Items listed in a dataset:
━━━━
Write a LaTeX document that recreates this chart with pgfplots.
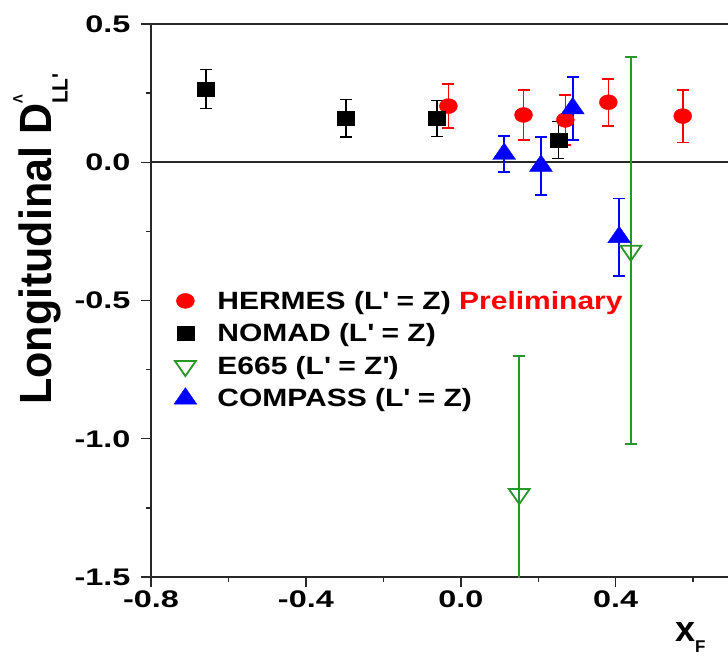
\documentclass[border=0pt]{standalone}
\usepackage{pgfplots}
\pgfplotsset{compat=1.18}
\usepackage{fontspec}
\setmainfont{Liberation Sans}
\newfontfamily\tickfont{Liberation Sans}[FakeStretch=1.35]
\newfontfamily\legfont{Liberation Sans}[FakeStretch=1.2]
\definecolor{egreen}{RGB}{40,150,40}
\definecolor{axgray}{RGB}{40,40,40}
\pgfplotsset{
  eb/.style={error bars/.cd, y dir=both, y explicit,
    error bar style={line width=1.6bp},
    error mark options={rotate=90, mark size=6bp, line width=1.6bp}},
}
\begin{document}
\begin{tikzpicture}
\begin{axis}[
  name=ax, at={(0,0)}, anchor=south west,
  scale only axis, width=577bp, height=553bp,
  xmin=-0.8, xmax=0.69, ymin=-1.5, ymax=0.5,
  axis x line*=bottom, axis y line*=left,
  axis line style={line width=1.6bp, axgray},
  xtick={-0.8,-0.4,0,0.4}, xticklabels={-0.8,-0.4,0.0,0.4},
  minor xtick={-0.6,-0.2,0.2,0.6},
  ytick={-1.5,-1,-0.5,0,0.5}, yticklabels={-1.5,-1.0,-0.5,0.0,0.5},
  minor ytick={-1.25,-0.75,-0.25,0.25},
  tick align=outside,
  major tick length=10bp, minor tick length=5bp,
  every tick/.style={line width=1.4bp, axgray},
  tick label style={font=\tickfont\bfseries\fontsize{24bp}{28bp}\selectfont},
  yticklabel style={xshift=-7bp},
  xlabel={x\raisebox{-11bp}{\fontsize{17bp}{17bp}\selectfont F}},
  xlabel style={font=\bfseries\fontsize{36bp}{40bp}\selectfont,
    at={(axis description cs:0.908,-0.1175)}, anchor=base west, inner sep=0pt},
  ylabel={Longitudinal D\rlap{\raisebox{28bp}{\fontsize{13bp}{13bp}\selectfont Λ}}\raisebox{-15bp}{\fontsize{21bp}{21bp}\selectfont LL\textquotesingle}},
  ylabel style={font=\bfseries\fontsize{43bp}{47bp}\selectfont,
    at={(axis description cs:-0.1716,0.311)}, anchor=base west, inner sep=0pt, yscale=1.05},
  legend style={at={(axis description cs:0.035,0.521)}, anchor=north west,
    draw=none, fill=none, inner sep=0pt, row sep=9bp,
    font=\legfont\bfseries\fontsize{25bp}{30bp}\selectfont},
  legend cell align=left,
  legend image code/.code={\path[draw=none,fill=none] (0bp,0bp) -- (44bp,0bp);
    \draw[#1] plot coordinates {(14bp,0bp)};},
]
% reference line at zero
\draw[line width=1.6bp, axgray] (axis cs:-0.8,0) -- (axis cs:0.69,0);

\addplot[only marks, red, mark=*, mark size=7.5bp, mark options={xscale=1.2}, eb]
  coordinates {
    (-0.032, 0.203) +- (0, 0.079)
    ( 0.162, 0.171) +- (0, 0.090)
    ( 0.270, 0.153) +- (0, 0.090)
    ( 0.381, 0.217) +- (0, 0.085)
    ( 0.573, 0.167) +- (0, 0.095)
  };
\addlegendentry{HERMES (L\textquotesingle{} = Z) \textcolor{red}{Preliminary}}

\addplot[only marks, black, mark=square*, mark size=7bp, mark options={xscale=1.2}, eb]
  coordinates {
    (-0.658, 0.265) +- (0, 0.071)
    (-0.297, 0.159) +- (0, 0.068)
    (-0.062, 0.158) +- (0, 0.065)
    ( 0.252, 0.080) +- (0, 0.067)
  };
\addlegendentry{NOMAD (L\textquotesingle{} = Z)}

\addplot[only marks, egreen, mark=triangle, mark size=10bp, mark options={xscale=1.2, rotate=180, line width=1.8bp}, eb]
  coordinates {
    (0.151, -1.20) +- (0, 0.50)
    (0.439, -0.32) +- (0, 0.70)
  };
\addlegendentry{E665 (L\textquotesingle{} = Z\textquotesingle)}

\addplot[only marks, blue, mark=triangle*, mark size=11bp, mark options={xscale=1.2}, eb]
  coordinates {
    (0.112,  0.030) +- (0, 0.066)
    (0.207, -0.013) +- (0, 0.105)
    (0.289,  0.195) +- (0, 0.114)
    (0.409, -0.271) +- (0, 0.140)
  };
\addlegendentry{COMPASS (L\textquotesingle{} = Z)}
\end{axis}
% upper frame line
\draw[line width=1.6bp, axgray] (ax.north west) -- (ax.north east);
\pgfresetboundingbox
\path[use as bounding box] (-151bp,-80bp) rectangle (577bp,577bp);
\end{tikzpicture}
\end{document}
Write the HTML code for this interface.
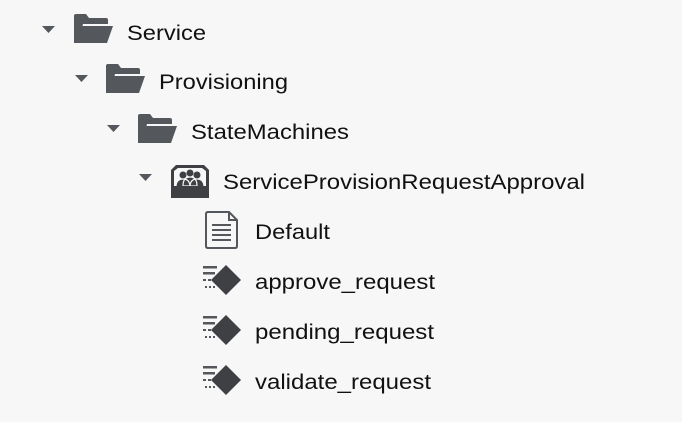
━━━━
[PROBLEM]
Without the pictures, reproduce every line of the records above exactly.

[RESULT OF THIS TASK]
Write a LaTeX document that recreates this chart with pgfplots.
\documentclass[border=0pt]{standalone}
\usepackage{pgfplots}
\pgfplotsset{compat=1.18}
\usepackage{fontspec}
\setmainfont{Liberation Sans}
\newfontfamily\tickfont{Liberation Sans}[FakeStretch=1.35]
\newfontfamily\legfont{Liberation Sans}[FakeStretch=1.2]
\definecolor{egreen}{RGB}{40,150,40}
\definecolor{axgray}{RGB}{40,40,40}
\pgfplotsset{
  eb/.style={error bars/.cd, y dir=both, y explicit,
    error bar style={line width=1.6bp},
    error mark options={rotate=90, mark size=6bp, line width=1.6bp}},
}
\begin{document}
\begin{tikzpicture}
\begin{axis}[
  name=ax, at={(0,0)}, anchor=south west,
  scale only axis, width=577bp, height=553bp,
  xmin=-0.8, xmax=0.69, ymin=-1.5, ymax=0.5,
  axis x line*=bottom, axis y line*=left,
  axis line style={line width=1.6bp, axgray},
  xtick={-0.8,-0.4,0,0.4}, xticklabels={-0.8,-0.4,0.0,0.4},
  minor xtick={-0.6,-0.2,0.2,0.6},
  ytick={-1.5,-1,-0.5,0,0.5}, yticklabels={-1.5,-1.0,-0.5,0.0,0.5},
  minor ytick={-1.25,-0.75,-0.25,0.25},
  tick align=outside,
  major tick length=10bp, minor tick length=5bp,
  every tick/.style={line width=1.4bp, axgray},
  tick label style={font=\tickfont\bfseries\fontsize{24bp}{28bp}\selectfont},
  yticklabel style={xshift=-7bp},
  xlabel={x\raisebox{-11bp}{\fontsize{17bp}{17bp}\selectfont F}},
  xlabel style={font=\bfseries\fontsize{36bp}{40bp}\selectfont,
    at={(axis description cs:0.908,-0.1175)}, anchor=base west, inner sep=0pt},
  ylabel={Longitudinal D\rlap{\raisebox{28bp}{\fontsize{13bp}{13bp}\selectfont Λ}}\raisebox{-15bp}{\fontsize{21bp}{21bp}\selectfont LL\textquotesingle}},
  ylabel style={font=\bfseries\fontsize{43bp}{47bp}\selectfont,
    at={(axis description cs:-0.1716,0.311)}, anchor=base west, inner sep=0pt, yscale=1.05},
  legend style={at={(axis description cs:0.035,0.521)}, anchor=north west,
    draw=none, fill=none, inner sep=0pt, row sep=9bp,
    font=\legfont\bfseries\fontsize{25bp}{30bp}\selectfont},
  legend cell align=left,
  legend image code/.code={\path[draw=none,fill=none] (0bp,0bp) -- (44bp,0bp);
    \draw[#1] plot coordinates {(14bp,0bp)};},
]
% reference line at zero
\draw[line width=1.6bp, axgray] (axis cs:-0.8,0) -- (axis cs:0.69,0);

\addplot[only marks, red, mark=*, mark size=7.5bp, mark options={xscale=1.2}, eb]
  coordinates {
    (-0.032, 0.203) +- (0, 0.079)
    ( 0.162, 0.171) +- (0, 0.090)
    ( 0.270, 0.153) +- (0, 0.090)
    ( 0.381, 0.217) +- (0, 0.085)
    ( 0.573, 0.167) +- (0, 0.095)
  };
\addlegendentry{HERMES (L\textquotesingle{} = Z) \textcolor{red}{Preliminary}}

\addplot[only marks, black, mark=square*, mark size=7bp, mark options={xscale=1.2}, eb]
  coordinates {
    (-0.658, 0.265) +- (0, 0.071)
    (-0.297, 0.159) +- (0, 0.068)
    (-0.062, 0.158) +- (0, 0.065)
    ( 0.252, 0.080) +- (0, 0.067)
  };
\addlegendentry{NOMAD (L\textquotesingle{} = Z)}

\addplot[only marks, egreen, mark=triangle, mark size=10bp, mark options={xscale=1.2, rotate=180, line width=1.8bp}, eb]
  coordinates {
    (0.151, -1.20) +- (0, 0.50)
    (0.439, -0.32) +- (0, 0.70)
  };
\addlegendentry{E665 (L\textquotesingle{} = Z\textquotesingle)}

\addplot[only marks, blue, mark=triangle*, mark size=11bp, mark options={xscale=1.2}, eb]
  coordinates {
    (0.112,  0.030) +- (0, 0.066)
    (0.207, -0.013) +- (0, 0.105)
    (0.289,  0.195) +- (0, 0.114)
    (0.409, -0.271) +- (0, 0.140)
  };
\addlegendentry{COMPASS (L\textquotesingle{} = Z)}
\end{axis}
% upper frame line
\draw[line width=1.6bp, axgray] (ax.north west) -- (ax.north east);
\pgfresetboundingbox
\path[use as bounding box] (-151bp,-80bp) rectangle (577bp,577bp);
\end{tikzpicture}
\end{document}
Write the HTML code for this interface.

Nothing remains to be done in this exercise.